TASK GOAL
Each line containing the word "document" must be reported.

STORED DATA
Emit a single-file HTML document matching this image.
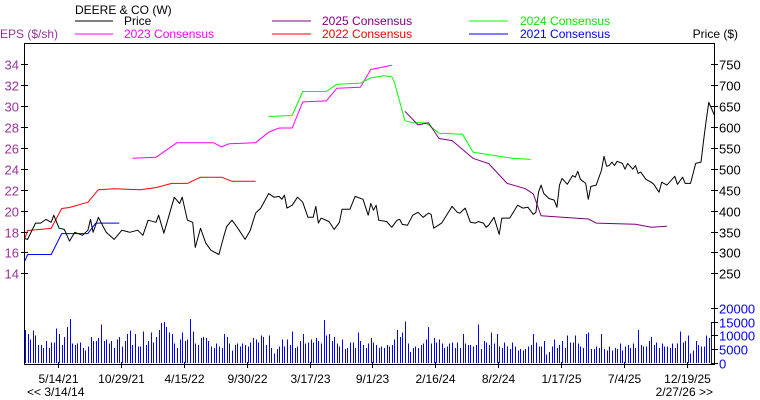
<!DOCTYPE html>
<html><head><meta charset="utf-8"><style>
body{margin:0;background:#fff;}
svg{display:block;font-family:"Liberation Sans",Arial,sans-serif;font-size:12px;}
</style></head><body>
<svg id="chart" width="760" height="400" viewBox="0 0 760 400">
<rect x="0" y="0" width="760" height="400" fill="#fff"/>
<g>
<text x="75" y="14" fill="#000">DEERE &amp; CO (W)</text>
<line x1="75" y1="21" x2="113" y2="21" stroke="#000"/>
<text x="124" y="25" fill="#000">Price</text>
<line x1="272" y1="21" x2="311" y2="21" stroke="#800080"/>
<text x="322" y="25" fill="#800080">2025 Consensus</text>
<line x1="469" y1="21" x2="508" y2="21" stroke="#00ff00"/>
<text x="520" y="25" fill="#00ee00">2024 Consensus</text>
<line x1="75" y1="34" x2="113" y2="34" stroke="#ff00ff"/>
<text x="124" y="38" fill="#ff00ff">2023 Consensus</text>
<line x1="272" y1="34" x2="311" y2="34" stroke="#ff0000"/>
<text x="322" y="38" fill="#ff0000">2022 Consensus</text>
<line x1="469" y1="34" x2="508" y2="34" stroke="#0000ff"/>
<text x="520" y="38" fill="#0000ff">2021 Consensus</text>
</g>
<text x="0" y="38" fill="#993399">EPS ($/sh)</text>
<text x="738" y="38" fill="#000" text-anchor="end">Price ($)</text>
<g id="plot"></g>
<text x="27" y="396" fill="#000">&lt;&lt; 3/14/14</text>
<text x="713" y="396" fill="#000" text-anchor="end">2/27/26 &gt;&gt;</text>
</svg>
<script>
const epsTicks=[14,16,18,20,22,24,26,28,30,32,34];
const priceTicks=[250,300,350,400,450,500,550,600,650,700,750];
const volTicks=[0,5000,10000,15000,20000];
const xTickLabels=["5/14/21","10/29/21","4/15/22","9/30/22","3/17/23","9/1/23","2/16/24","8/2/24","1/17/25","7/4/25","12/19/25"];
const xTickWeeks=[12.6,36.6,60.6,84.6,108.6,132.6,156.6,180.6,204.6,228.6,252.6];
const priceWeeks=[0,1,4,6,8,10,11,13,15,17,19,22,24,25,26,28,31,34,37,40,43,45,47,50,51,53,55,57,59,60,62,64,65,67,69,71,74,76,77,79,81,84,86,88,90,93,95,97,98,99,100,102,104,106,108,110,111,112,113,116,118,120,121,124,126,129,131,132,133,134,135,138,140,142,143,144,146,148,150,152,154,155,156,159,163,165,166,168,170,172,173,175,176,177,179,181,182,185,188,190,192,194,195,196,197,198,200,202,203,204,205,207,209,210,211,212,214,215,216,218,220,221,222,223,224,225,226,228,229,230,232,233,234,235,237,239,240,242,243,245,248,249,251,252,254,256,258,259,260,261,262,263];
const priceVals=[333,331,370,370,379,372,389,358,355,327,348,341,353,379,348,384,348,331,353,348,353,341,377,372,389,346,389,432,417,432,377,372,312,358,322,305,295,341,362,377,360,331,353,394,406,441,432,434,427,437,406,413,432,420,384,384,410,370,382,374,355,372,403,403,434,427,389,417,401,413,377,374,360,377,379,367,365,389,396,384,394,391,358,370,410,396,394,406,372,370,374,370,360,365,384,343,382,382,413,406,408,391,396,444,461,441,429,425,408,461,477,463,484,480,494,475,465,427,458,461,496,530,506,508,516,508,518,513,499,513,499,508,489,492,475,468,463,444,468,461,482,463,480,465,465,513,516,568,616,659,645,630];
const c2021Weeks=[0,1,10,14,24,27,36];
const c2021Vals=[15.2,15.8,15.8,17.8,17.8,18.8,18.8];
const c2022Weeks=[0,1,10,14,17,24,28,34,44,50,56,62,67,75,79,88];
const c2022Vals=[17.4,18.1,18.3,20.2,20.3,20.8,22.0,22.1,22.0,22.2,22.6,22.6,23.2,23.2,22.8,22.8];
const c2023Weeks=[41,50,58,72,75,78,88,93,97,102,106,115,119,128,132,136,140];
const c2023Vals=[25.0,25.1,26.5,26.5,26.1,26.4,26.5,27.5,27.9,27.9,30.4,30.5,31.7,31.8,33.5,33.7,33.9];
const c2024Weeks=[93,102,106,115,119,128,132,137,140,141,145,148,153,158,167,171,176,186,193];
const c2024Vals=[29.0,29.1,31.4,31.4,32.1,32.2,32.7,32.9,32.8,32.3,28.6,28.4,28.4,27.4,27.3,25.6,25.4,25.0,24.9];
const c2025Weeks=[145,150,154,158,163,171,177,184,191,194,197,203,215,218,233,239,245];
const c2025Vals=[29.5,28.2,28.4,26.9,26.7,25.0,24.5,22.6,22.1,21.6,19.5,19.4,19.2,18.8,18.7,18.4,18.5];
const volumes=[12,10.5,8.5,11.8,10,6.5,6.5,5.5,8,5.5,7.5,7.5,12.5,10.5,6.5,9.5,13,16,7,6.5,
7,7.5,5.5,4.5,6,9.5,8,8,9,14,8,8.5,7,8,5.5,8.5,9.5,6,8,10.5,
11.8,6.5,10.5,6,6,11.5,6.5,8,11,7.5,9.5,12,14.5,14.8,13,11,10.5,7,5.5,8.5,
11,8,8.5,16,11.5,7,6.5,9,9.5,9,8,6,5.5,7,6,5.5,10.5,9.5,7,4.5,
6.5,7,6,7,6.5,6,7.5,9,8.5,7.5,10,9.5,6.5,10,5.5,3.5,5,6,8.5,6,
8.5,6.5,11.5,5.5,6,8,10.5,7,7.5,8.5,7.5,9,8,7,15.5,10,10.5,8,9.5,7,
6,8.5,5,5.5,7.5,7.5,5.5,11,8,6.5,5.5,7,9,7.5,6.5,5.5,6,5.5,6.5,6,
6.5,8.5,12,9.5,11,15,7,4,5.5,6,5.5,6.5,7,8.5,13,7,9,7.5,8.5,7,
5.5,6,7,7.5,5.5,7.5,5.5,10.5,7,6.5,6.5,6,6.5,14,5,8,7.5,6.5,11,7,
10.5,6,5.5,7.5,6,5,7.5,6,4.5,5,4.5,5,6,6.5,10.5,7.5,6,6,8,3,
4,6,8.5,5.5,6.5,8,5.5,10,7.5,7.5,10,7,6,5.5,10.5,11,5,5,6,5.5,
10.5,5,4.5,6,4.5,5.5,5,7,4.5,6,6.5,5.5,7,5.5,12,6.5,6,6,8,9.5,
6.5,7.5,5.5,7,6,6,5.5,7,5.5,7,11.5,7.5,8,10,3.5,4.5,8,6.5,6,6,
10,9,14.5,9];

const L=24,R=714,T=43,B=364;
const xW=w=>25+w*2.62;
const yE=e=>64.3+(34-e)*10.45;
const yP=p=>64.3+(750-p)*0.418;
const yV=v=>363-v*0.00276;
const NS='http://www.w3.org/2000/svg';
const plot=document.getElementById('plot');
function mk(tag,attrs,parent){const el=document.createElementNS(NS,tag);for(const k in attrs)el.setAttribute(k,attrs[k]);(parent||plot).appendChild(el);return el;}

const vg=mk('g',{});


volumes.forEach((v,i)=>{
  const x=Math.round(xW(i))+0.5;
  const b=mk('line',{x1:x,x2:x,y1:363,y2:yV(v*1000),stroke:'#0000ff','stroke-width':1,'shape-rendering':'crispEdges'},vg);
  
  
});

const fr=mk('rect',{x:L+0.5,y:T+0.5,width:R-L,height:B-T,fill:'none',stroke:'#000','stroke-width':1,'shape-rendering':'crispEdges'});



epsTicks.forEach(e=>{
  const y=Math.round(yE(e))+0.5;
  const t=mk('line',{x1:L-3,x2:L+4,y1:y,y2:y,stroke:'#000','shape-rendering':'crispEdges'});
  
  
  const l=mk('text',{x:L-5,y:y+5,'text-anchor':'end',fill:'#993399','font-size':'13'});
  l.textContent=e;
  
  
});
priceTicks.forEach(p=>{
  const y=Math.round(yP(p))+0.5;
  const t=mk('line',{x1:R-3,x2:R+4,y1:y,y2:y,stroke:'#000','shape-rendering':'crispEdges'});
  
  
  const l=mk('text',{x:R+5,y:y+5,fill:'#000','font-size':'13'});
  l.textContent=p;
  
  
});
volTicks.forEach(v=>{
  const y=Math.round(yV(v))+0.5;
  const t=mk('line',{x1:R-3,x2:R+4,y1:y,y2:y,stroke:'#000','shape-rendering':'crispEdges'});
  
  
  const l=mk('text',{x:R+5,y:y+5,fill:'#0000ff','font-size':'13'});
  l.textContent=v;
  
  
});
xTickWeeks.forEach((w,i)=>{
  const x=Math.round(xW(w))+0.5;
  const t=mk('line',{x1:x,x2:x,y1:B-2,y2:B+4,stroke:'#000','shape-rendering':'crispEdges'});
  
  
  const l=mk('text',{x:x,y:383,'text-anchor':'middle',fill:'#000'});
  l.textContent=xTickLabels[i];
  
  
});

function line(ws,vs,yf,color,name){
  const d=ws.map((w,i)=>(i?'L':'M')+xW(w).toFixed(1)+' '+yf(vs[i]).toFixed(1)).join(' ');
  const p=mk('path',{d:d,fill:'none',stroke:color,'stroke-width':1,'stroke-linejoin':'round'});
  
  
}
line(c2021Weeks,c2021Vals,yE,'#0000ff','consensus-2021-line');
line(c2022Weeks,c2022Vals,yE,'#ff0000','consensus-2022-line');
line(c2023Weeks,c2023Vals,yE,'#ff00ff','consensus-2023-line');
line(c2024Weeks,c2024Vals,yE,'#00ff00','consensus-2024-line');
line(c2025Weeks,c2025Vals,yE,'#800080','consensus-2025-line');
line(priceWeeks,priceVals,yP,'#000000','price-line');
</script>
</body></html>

SOLUTION
Emit a single-file HTML document matching this image.
const plot=document.getElementById('plot');
function mk(tag,attrs,parent){const el=document.createElementNS(NS,tag);for(const k in attrs)el.setAttribute(k,attrs[k]);(parent||plot).appendChild(el);return el;}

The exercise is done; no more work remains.